C’est un débat qui me dérange.

Étienne Schneider, ministre de l’Économie

Pour illustrer sa vision sur le sujet, le vice-premier ministre a pris trois exemples de projets industriels qui ont récemment fait la une de l’actualité et sur lesquels il est personnellement intervenu à plusieurs reprises: Knauf, Google et Fage. Trois entreprises dont la volonté d’investissement au Luxembourg, qui n’a toujours pas abouti, a pu être critiquée, voire remise en question dans la sphère publique et politique.

«C’est un débat qui me dérange», a-t-il indiqué. «On dit que la production de laine de roche par Knauf demande beaucoup d’énergie, mais nous réussirons à en économiser 200 fois plus quand nos maisons seront mieux isolées grâce à ce matériau.» Et sur la pollution liée au processus de fabrication: «Si l’entreprise décide de s’installer de l’autre côté de la frontière, nous souffrirons également des émissions polluantes.»

La semaine de 40h, un modèle du passé

Le constat est identique pour Google et Fage, selon le ministre. «À quoi bon critiquer ce qui pourrait être le plus gros investissement de l’histoire du pays (Google, ndlr) juste parce qu’il a besoin de trop de terrain, ou les plans d’investissement du producteur laitier Fage parce qu’il va utiliser trop d’eau et exporter une partie de sa production?», a-t-il questionné. «Veut-on que le Luxembourg soit juste une boîte aux lettres?
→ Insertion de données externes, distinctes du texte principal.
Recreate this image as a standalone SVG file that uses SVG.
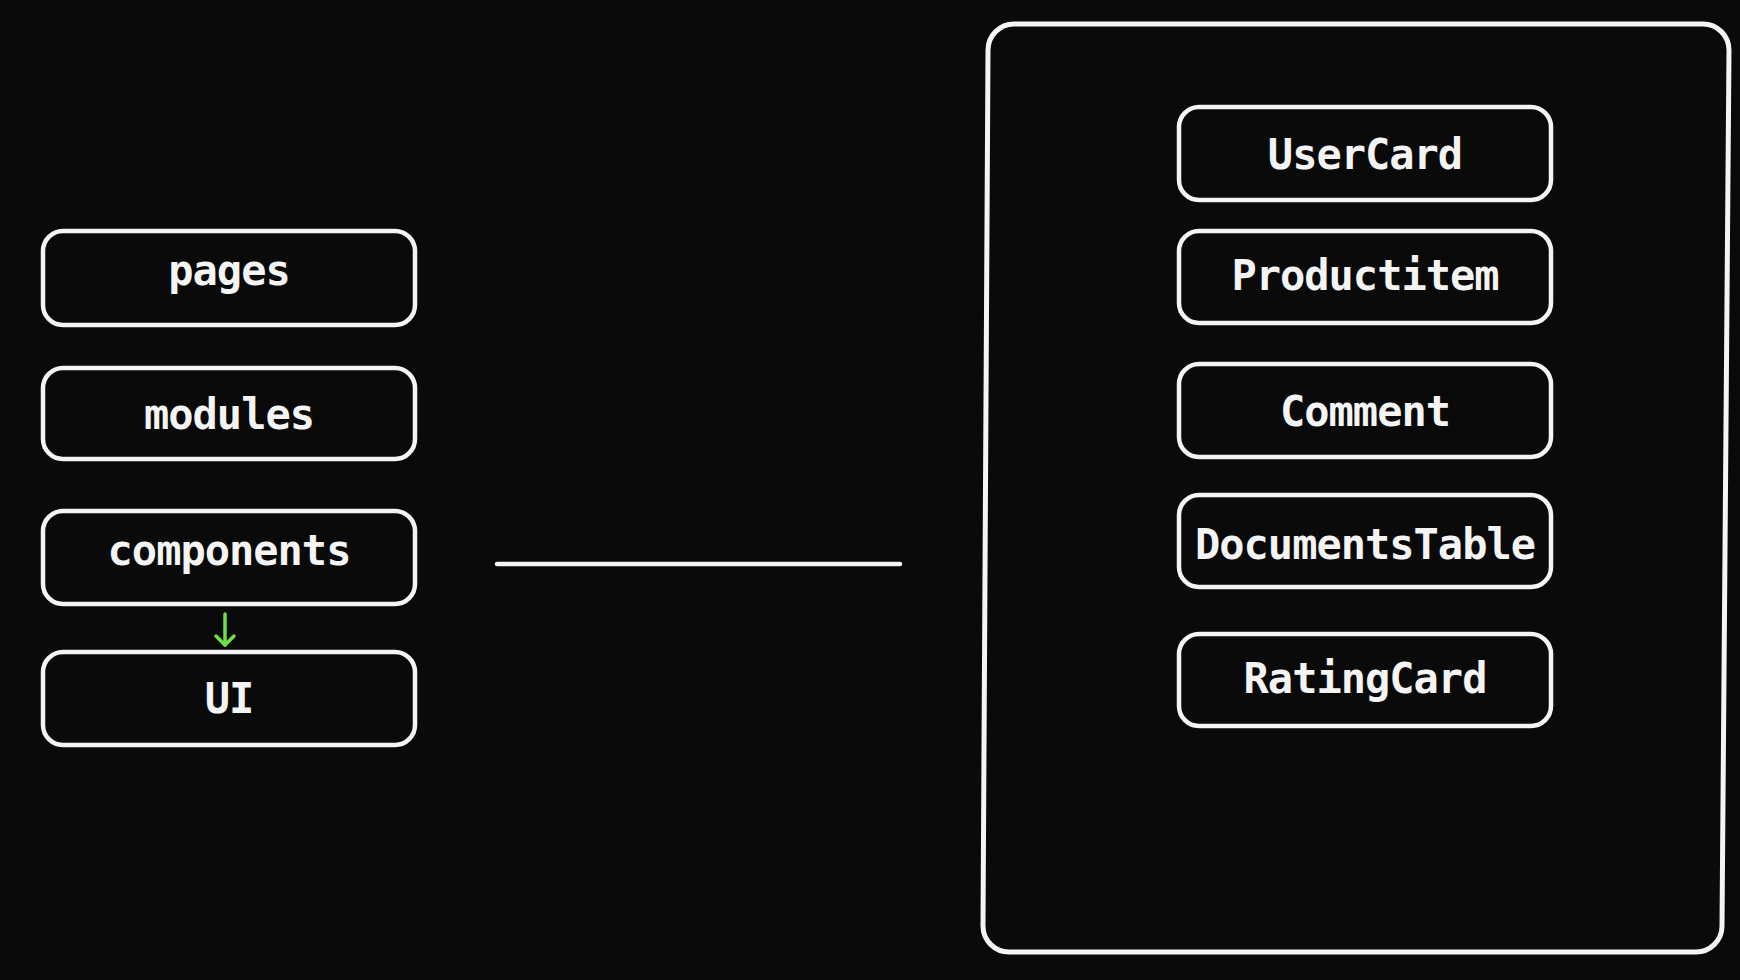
<svg xmlns="http://www.w3.org/2000/svg" width="1740" height="980" viewBox="0 0 1740 980">
  <style>
    .box { fill: #0a0a0a; stroke: #f4f4f4; stroke-width: 4.5; }
    .lbl { fill: #f4f4f4; font-family: "DejaVu Sans Mono", "Liberation Mono", monospace; font-weight: bold; font-size: 42px; letter-spacing: -1px; text-anchor: middle; }
    .frame { fill: none; stroke: #f4f4f4; stroke-width: 5; }
  </style>
  <rect x="0" y="0" width="1740" height="980" fill="#0a0a0a"/>

  <g id="frame">
    <path class="frame" d="M 1014 24 H 1703 A 26 26 0 0 1 1729 50 L 1722 926 A 26 26 0 0 1 1696 952 H 1009 A 26 26 0 0 1 983 926 L 988 50 A 26 26 0 0 1 1014 24 Z"/>
  </g>

  <g id="connectors">
    <line x1="497" y1="564" x2="900" y2="564" stroke="#f4f4f4" stroke-width="4.5" stroke-linecap="round"/>
    <g stroke="#6ee04a" stroke-width="3.5" fill="none" stroke-linecap="round" stroke-linejoin="round">
      <line x1="225" y1="614" x2="225" y2="645"/>
      <polyline points="216,636 225,645 234,636"/>
    </g>
  </g>

  <g id="node-pages">
    <rect class="box" x="43" y="231" width="372" height="94" rx="20"/>
    <text class="lbl" x="229" y="285">pages</text>
  </g>
  <g id="node-modules">
    <rect class="box" x="43" y="368" width="372" height="91" rx="20"/>
    <text class="lbl" x="229" y="429">modules</text>
  </g>
  <g id="node-components">
    <rect class="box" x="43" y="511" width="372" height="93" rx="20"/>
    <text class="lbl" x="229" y="565">components</text>
  </g>
  <g id="node-ui">
    <rect class="box" x="43" y="652" width="372" height="93" rx="20"/>
    <text class="lbl" x="229" y="713">UI</text>
  </g>

  <g id="node-usercard">
    <rect class="box" x="1179" y="107" width="372" height="93" rx="20"/>
    <text class="lbl" x="1365" y="169">UserCard</text>
  </g>
  <g id="node-productitem">
    <rect class="box" x="1179" y="231" width="372" height="92" rx="20"/>
    <text class="lbl" x="1365" y="290">Productitem</text>
  </g>
  <g id="node-comment">
    <rect class="box" x="1179" y="364" width="372" height="93" rx="20"/>
    <text class="lbl" x="1365" y="426">Comment</text>
  </g>
  <g id="node-documentstable">
    <rect class="box" x="1179" y="495" width="372" height="92" rx="20"/>
    <text class="lbl" x="1365" y="559">DocumentsTable</text>
  </g>
  <g id="node-ratingcard">
    <rect class="box" x="1179" y="634" width="372" height="92" rx="20"/>
    <text class="lbl" x="1365" y="693">RatingCard</text>
  </g>
</svg>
Dans ce cas, autant être sincère et l’affirmer ouvertement.»

En pleine remise en question sur les fondements de son économie et de sa croissance jugée trop quantitative, le Luxembourg cherche sa voie. Le pouvoir politique comme la société civile sont d’accord pour réfléchir à un modèle différent. «La stratégie Rifkin est là pour ouvrir les discussions, lancer les débats et instaurer un dialogue pour une croissance plus durable», a argumenté le ministre qui s'était accordé récemment avec sa collègue en charge de l'Environnement, Carole Dieschbourg (Déi Gréng) autour de l'idée d'une croissance et d'une promotion économique plus sélective.

Nous ne voyons pas encore le bout du tunnel.

Étienne Schneider, ministre de l’Économie

Et de citer les efforts du gouvernement pour améliorer l’employabilité des travailleurs luxembourgeois, développer l’économie circulaire ou les énergies renouvelables. «Robotisation, digitalisation, intelligence artificielle… il existe des milliers de possibilités pour maintenir notre croissance en en réduisant les effets négatifs», a pointé Étienne Schneider. «Tout le monde doit comprendre l’intérêt de la croissance et en sentir les bénéfices.»

Une transition toute faite pour un des sujets de prédilection du ministre: la réduction du temps de travail. Évoquée en début d’année dernière, elle a été rapidement mise au banc par le Premier ministre, Xavier Bettel (DP). «Nous savons que la semaine de 40 heures n’est plus un modèle d’avenir et qu’il faut que l’augmentation de la productivité ne profite pas qu’aux patrons», a toutefois réitéré Étienne Schneider.

Et de lancer un large appel au débat dans une année électorale qui s’annonce animée. Mais pas un débat où l’on fait «peur» et où l’on diabolise la digitalisation. «Nous sommes en plein dans une transition économique majeure et nous ne voyons pas encore le bout du tunnel. Nous devons donc parler ouvertement de tout cela.»